Siapa yang tidak ingin hidupnya bahagia? Semua ingin, jelas. Namun, yang sering kita lakukan justru menjadi sumber ketidak-bahagiaan. Kita lebih suka mengisi pemikiran dengan hal yang menghalangi hadirnya kebahagiaan itu.
Seorang teman yang pernah tinggal di India sekian lama bercerita tentang sebuah iklan yang pernah ditontonnya dan memberikan kesan mendalam.
Seorang pemuda dengan rambut gondongnya sedang menyusuri jalanan. Sedang galau ceritanya. Ia berpapasan dengan sepasang kekasih yang sedang menaiki sepeda.
Melihat itu pemuda ini bergumam, "Wow, asyik juga kalau jalan-jalan naik sepeda sambil ditemani seorang wanita cantik pula."
Tidak lama kemudian pemuda yang naik sepeda ini berpapasan dengan seorang suami yang sedang memboncengi istri dan anaknya naik motor.
Melihat ini pemuda itu membatin dalam hati, "Wah, keren juga ya kalau bisa naik motor ditemani istri ada anak pula bersama."
Kisah berlanjut. Bapak yang naik motor itu kemudian berpapasan dengan seorang pria botak yang sedang mengendarai mobilnya.
Seketika pikirannya melayang dan mendesis, "Enaknya kalau bisa jalan-jalan naik mobil pula. Kapan ya bisa begitu?"
Nah, akhirnya pria yang sedang mengendarai mobil itu melihat pemuda berambut gondrong yang masih menyusuri jalan.
Ketika memandang pemuda itu, si pria botak memegang kepalanya sambil berkata pelan, "Keren juga nih kalau kepalaku punya rambut seperti itu!"
Kalau mau membandingkan terus pasti tiada habisnya. Dalam kehidupan nyata kenyataannya kita memang suka membandingkan. Tidak pernah puas dengan apa yang sudah kita miliki.
Seorang istri akan membandingkan suaminya dengan suami temannya. "Coba ya kalau suami gue kayak suaminya si Ana. Udah ganteng dan kaya, romantis lagi."
Tak mau kalah sebagai suami pun akan membandingkan, "Kenapa istriku gak seperti istrinya si Herman ya? Udah cantik, seksi lagi. Terus baik hati. Ini istriku udah gembrot bawel lagi. Nasib, nasib, mau pulang ke rumah aja jadi malas."

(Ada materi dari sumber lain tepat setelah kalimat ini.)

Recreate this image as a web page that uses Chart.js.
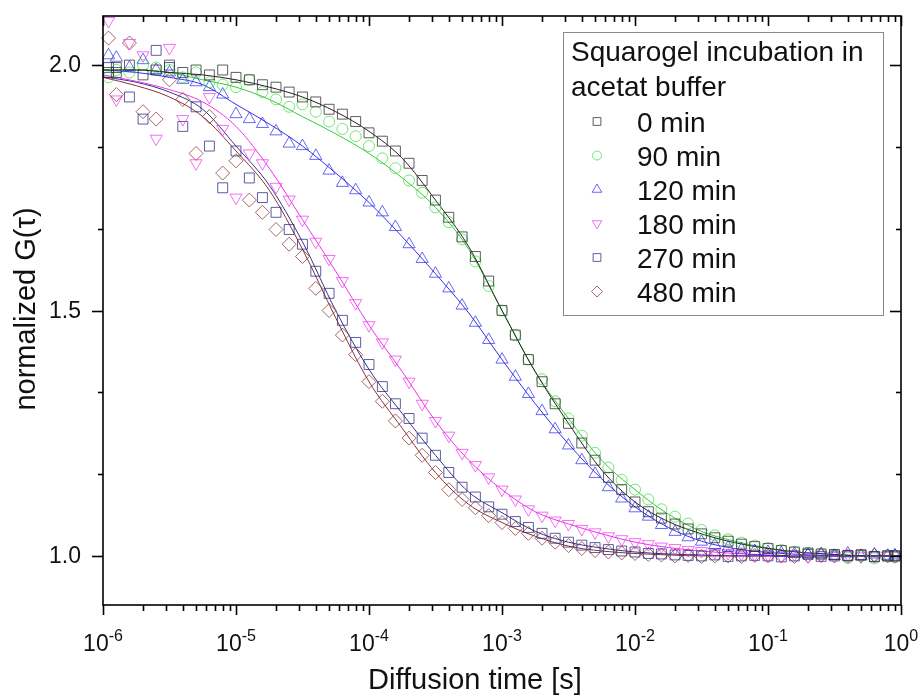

Padahal sangat sederhana sekali untuk menikmati hidup yang indah dan lebih baik. Buang jauh-jauh membandingkan diri dengan siapapun.Â
Terima apa adanya apa yang telah dimiliki dengan hati yang bersyukur. Itu saja.
Masalahnya sering kali kita terlalu meremehkan hal yang sederhana dengan tidak mau mendalaminya sungguh-sungguh sehingga menjadi standar hidup.